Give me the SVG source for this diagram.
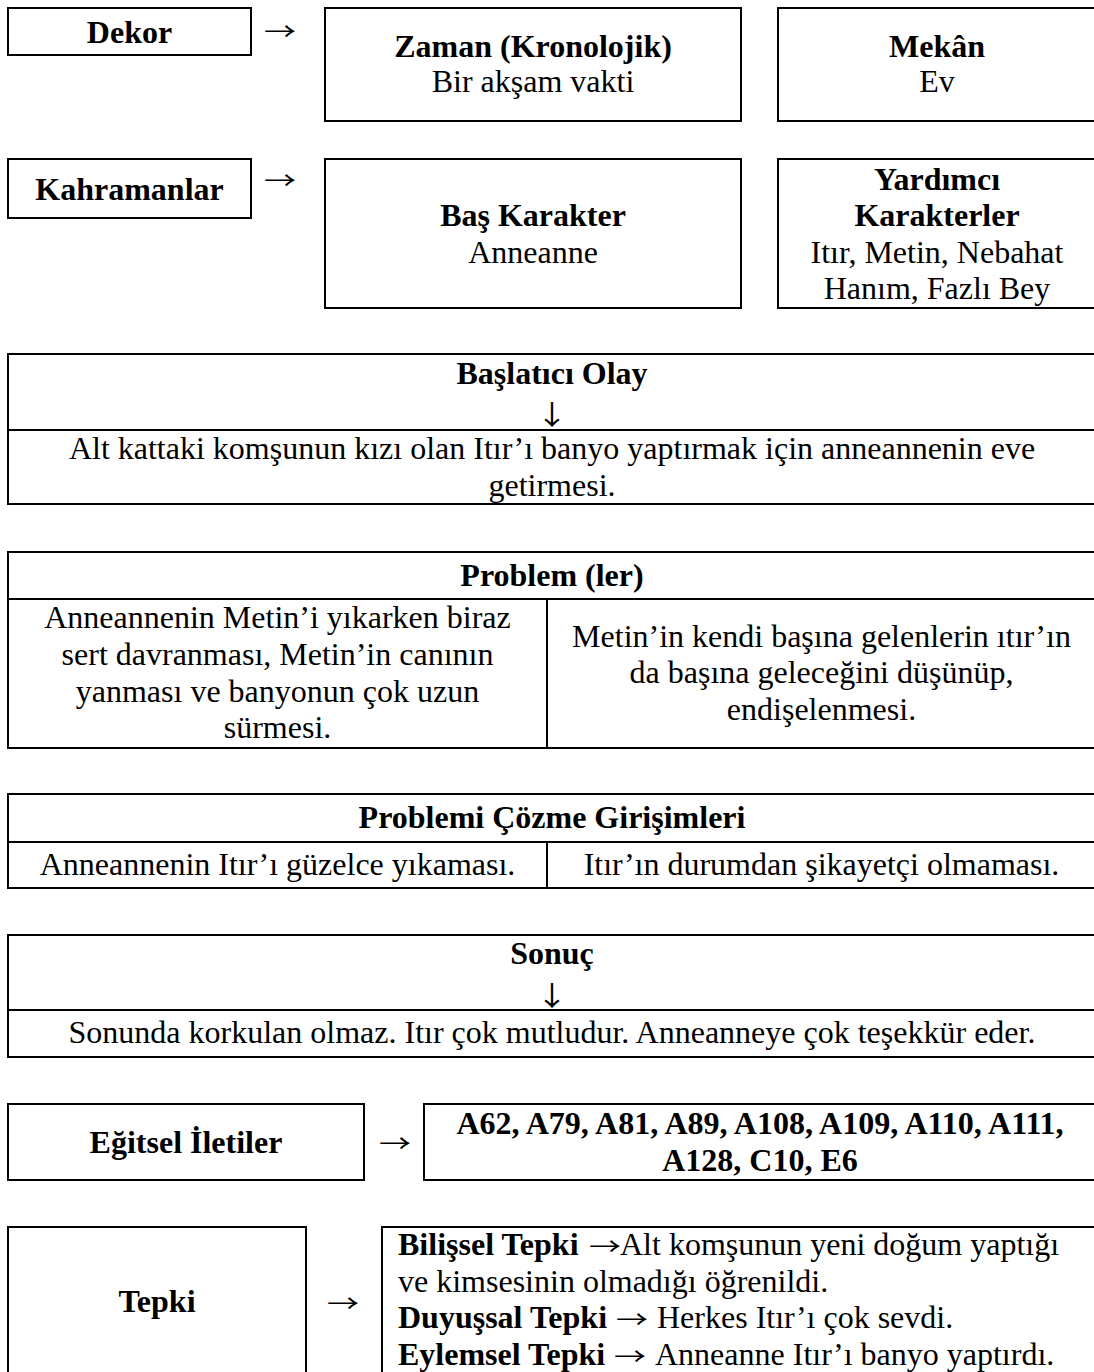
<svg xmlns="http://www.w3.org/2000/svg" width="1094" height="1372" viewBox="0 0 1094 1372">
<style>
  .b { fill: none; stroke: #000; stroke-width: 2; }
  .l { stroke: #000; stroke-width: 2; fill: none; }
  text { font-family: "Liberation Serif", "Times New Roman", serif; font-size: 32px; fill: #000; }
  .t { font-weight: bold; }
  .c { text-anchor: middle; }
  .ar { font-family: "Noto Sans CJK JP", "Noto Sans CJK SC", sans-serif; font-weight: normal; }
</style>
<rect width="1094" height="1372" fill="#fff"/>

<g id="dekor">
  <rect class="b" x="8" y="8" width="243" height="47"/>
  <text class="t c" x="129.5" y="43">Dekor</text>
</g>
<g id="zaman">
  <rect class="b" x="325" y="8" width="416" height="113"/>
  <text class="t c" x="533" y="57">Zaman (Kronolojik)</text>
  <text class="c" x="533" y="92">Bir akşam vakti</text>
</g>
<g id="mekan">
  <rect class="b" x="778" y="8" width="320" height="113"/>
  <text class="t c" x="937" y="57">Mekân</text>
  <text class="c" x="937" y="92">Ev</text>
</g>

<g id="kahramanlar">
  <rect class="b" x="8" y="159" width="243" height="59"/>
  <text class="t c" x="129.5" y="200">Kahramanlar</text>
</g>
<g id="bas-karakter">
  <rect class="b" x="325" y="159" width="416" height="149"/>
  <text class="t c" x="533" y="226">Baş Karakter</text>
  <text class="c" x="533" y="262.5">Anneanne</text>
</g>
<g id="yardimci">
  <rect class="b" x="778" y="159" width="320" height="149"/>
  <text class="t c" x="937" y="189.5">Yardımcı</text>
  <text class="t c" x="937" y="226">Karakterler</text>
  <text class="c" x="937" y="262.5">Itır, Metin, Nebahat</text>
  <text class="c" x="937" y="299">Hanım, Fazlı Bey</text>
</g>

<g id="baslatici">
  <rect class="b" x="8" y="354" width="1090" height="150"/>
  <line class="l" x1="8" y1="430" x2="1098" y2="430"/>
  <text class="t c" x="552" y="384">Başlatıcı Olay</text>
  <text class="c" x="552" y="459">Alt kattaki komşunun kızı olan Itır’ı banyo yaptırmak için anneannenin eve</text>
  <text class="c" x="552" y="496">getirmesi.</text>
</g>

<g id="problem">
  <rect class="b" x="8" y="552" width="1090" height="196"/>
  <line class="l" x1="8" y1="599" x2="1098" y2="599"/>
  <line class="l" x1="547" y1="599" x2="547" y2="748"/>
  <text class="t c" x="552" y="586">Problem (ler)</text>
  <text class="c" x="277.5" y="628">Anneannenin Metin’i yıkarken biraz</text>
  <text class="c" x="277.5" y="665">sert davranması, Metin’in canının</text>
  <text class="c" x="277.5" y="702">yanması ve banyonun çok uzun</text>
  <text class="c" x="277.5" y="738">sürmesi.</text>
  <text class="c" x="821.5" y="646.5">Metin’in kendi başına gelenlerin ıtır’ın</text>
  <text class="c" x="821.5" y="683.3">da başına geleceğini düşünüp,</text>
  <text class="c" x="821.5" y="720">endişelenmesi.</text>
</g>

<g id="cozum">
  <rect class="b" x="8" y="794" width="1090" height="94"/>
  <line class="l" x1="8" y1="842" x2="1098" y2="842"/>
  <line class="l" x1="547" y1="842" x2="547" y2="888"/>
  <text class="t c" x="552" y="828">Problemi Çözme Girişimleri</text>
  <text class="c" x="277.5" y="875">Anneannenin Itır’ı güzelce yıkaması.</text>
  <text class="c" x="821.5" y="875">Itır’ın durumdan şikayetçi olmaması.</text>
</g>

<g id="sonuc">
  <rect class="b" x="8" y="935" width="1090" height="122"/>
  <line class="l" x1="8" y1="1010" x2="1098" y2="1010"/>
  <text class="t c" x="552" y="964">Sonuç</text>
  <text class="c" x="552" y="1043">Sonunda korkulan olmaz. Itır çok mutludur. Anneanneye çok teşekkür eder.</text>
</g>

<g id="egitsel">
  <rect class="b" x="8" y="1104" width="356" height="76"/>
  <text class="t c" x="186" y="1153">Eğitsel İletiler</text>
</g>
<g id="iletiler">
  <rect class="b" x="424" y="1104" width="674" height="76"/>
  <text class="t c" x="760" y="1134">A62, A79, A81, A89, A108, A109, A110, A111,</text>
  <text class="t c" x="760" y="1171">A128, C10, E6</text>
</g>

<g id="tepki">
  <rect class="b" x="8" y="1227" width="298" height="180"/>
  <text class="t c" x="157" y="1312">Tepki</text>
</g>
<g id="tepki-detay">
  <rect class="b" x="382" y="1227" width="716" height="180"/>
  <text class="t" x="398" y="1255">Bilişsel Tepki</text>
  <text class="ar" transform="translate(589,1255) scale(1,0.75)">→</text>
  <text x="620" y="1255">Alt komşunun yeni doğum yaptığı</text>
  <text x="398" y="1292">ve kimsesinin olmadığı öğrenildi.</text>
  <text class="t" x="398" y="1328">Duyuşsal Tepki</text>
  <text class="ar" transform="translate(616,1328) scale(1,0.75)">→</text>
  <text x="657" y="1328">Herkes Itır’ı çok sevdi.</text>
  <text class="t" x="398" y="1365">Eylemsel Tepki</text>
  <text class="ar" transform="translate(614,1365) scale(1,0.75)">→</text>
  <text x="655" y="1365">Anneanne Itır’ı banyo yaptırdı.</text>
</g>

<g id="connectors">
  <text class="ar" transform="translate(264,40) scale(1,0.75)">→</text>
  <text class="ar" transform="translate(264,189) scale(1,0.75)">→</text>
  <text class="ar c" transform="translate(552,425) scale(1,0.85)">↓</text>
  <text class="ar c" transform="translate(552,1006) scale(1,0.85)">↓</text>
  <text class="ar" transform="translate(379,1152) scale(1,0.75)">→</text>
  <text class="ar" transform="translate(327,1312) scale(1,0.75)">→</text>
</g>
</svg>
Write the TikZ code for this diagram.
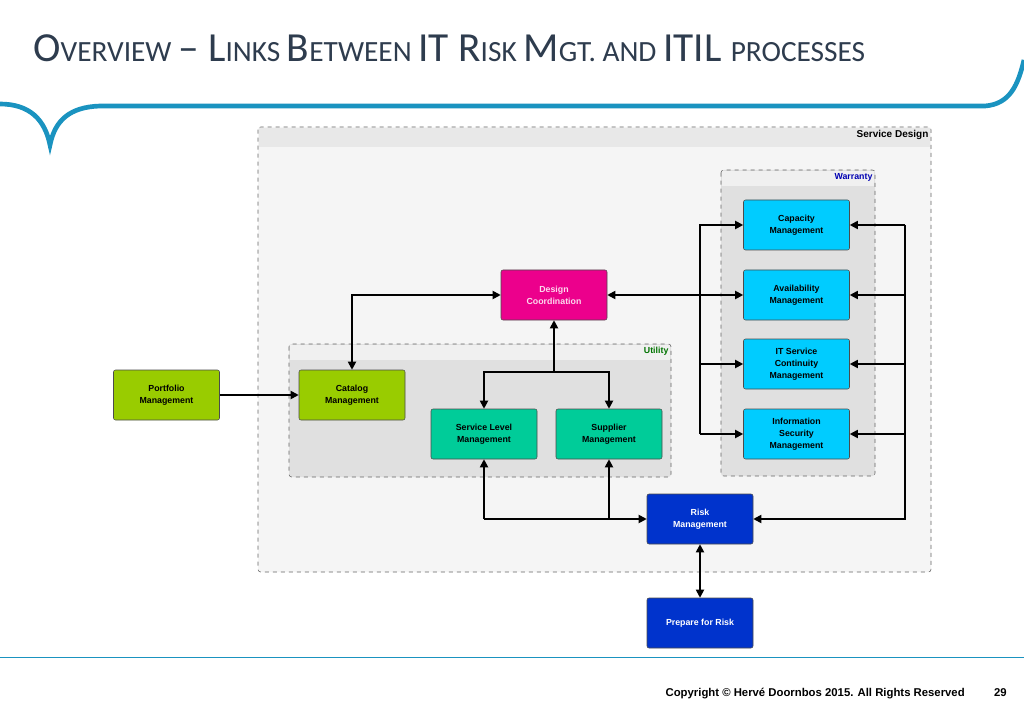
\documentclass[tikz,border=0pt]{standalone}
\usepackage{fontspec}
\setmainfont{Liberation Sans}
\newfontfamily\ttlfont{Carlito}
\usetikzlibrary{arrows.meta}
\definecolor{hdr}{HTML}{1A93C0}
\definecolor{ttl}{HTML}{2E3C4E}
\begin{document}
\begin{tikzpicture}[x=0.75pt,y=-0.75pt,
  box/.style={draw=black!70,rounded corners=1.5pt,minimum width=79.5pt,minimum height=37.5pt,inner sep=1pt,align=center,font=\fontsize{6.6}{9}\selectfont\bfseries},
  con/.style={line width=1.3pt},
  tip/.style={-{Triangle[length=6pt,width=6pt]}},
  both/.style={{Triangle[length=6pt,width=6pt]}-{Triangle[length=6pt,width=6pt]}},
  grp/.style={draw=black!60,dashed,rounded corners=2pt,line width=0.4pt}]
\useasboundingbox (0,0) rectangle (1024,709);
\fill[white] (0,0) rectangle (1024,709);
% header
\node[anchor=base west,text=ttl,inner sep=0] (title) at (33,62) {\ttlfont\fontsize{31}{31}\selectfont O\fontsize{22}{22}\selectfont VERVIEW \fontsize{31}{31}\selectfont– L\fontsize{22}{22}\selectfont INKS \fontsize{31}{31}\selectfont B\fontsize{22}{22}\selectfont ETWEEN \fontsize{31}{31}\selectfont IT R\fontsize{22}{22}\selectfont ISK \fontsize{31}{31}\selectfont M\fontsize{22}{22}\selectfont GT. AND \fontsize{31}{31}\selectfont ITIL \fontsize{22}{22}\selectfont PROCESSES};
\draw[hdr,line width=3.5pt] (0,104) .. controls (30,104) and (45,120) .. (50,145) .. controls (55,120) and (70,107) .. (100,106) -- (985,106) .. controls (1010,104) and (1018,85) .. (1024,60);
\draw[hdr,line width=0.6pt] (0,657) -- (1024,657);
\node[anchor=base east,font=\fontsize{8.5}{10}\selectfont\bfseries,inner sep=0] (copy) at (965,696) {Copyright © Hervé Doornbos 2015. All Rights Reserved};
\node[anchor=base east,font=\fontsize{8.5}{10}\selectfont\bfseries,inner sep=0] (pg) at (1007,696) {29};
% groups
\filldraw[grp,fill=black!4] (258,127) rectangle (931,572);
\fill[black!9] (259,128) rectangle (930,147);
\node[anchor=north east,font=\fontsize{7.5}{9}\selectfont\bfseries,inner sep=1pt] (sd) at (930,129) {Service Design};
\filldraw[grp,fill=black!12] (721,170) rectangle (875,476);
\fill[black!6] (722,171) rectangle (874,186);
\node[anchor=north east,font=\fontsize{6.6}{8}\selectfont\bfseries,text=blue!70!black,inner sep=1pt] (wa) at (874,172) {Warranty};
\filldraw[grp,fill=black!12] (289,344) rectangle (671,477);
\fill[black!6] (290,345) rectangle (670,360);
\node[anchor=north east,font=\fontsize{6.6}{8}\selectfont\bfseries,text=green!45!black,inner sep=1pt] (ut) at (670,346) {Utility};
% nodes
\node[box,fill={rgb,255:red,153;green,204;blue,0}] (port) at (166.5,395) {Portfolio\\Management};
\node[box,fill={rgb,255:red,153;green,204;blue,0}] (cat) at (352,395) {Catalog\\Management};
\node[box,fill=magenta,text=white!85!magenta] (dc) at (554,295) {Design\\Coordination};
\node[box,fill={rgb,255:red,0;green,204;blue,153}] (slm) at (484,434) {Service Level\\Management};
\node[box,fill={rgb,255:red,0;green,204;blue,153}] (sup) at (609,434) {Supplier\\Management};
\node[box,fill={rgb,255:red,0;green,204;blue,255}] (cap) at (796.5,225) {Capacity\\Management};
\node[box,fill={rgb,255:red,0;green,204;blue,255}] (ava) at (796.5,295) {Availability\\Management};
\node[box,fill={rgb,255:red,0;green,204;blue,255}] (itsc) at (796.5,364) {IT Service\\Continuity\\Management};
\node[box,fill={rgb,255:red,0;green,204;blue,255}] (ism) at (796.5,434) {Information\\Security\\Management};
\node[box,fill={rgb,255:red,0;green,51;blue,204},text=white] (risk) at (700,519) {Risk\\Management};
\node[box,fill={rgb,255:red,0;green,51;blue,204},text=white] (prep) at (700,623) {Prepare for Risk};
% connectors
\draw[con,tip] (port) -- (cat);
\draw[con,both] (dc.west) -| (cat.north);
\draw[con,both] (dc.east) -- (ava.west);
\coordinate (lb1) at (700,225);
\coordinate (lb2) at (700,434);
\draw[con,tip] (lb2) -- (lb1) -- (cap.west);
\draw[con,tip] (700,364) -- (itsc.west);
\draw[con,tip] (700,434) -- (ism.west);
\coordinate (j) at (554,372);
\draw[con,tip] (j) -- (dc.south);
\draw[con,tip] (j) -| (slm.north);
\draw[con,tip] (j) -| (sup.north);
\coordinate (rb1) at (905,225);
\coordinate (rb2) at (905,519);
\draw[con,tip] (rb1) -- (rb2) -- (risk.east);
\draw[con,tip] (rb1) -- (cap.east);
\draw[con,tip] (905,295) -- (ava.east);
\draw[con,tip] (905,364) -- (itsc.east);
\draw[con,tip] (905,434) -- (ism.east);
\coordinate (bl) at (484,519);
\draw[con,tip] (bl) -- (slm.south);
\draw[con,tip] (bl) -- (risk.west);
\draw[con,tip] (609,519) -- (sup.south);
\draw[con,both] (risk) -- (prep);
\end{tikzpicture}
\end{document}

◆ ◆ ◆ ◆ ◆ ◆ ◆

=== Given instruction ===
Where a line contains the string "diagram", extract that line.

=== Solution to this exercise ===
Give me the SVG source for this diagram.
Write the TikZ code for this diagram.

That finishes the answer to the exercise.